April 22, 9:10 am - 9:40 am (30 Minutes)

Add to Calendar

MLOps solutions are often presented as addressing particularly challenging problems. This is mostly untrue. The majority of the problems solved by MLOps solutions have their origins in pre-ML data processing systems and are well addressed by the solutions that we devised to those problems. Data ingestion, feature storage, model serving and even model management and training are all relatively well addressed by traditional data processing approaches. And all of these can be solved with little or no understanding of the modeling challenge your system is designed to solve.

The only truly ML-centric, hard problem in MLOps is in the data. There is no automated, generalized way to mitigate the impact of subtle changes in the distribution of training data or of undetected changes in the semantics of that data. A general solution to this problem would unlock more usability and trust in ML than any other improvement we can make.

Niall Murphy

Global Head of Azure SRE


Niall Richard Murphy has worked in Internet infrastructure since the mid-1990s. His books have sold approximately a quarter of a million copies world-wide, most notably the award-winning Site Reliability Engineering (2016), and he is probably one of the few people in the world to hold degrees in Computer Science, Mathematics, and Poetry Studies. He lives in Dublin, Ireland, with his wife and two special needs children. Currently he is a Director of Site Reliability Engineering in Microsoft Azure.

Todd Underwood



Todd Underwood is a Director at Google. He leads Machine Learning Site Reliability Engineering (ML SRE) for Google. He is also Site Lead for Google’s Pittsburgh engineering office. ML SRE teams build and scale internal and external AI/ML services and are critical to almost every Product Area at Google.

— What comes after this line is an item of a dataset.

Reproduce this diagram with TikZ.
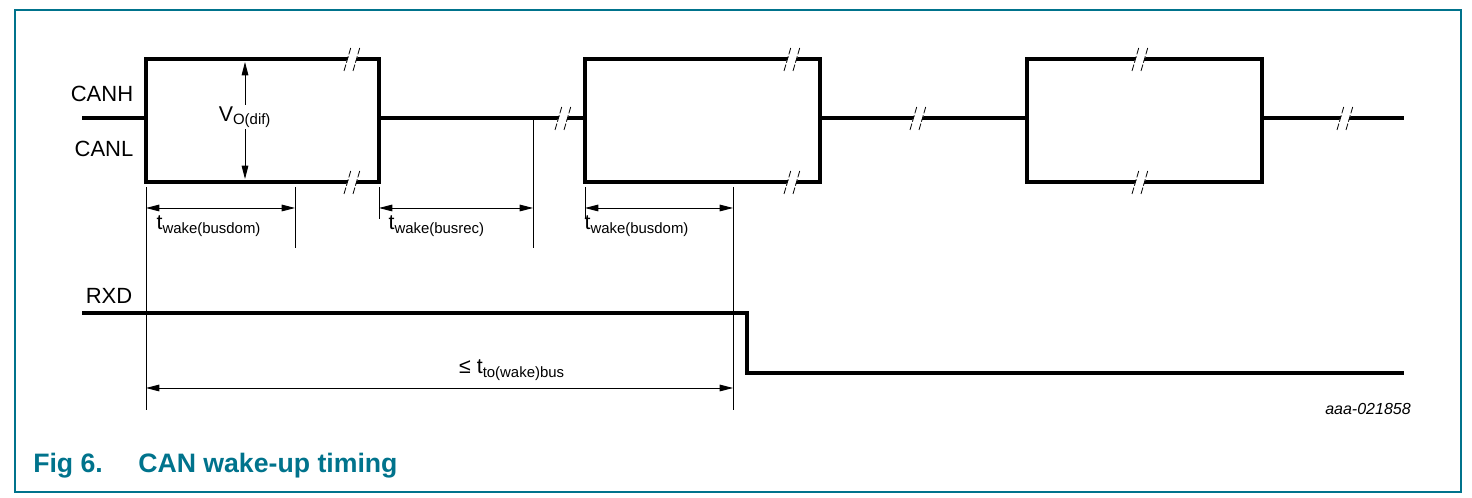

Before working at Google, Todd held a variety of roles at Renesys (since acquired by Oracle). He led operations, security, and peering for Renesyss Internet intelligence services that are now part of Oracle’s Cloud service. He also did product management for some early social products that Renesys worked on. Before that Todd was Chief Technology Officer of Oso Grande, an independent Internet service provider (AS2901) in New Mexico.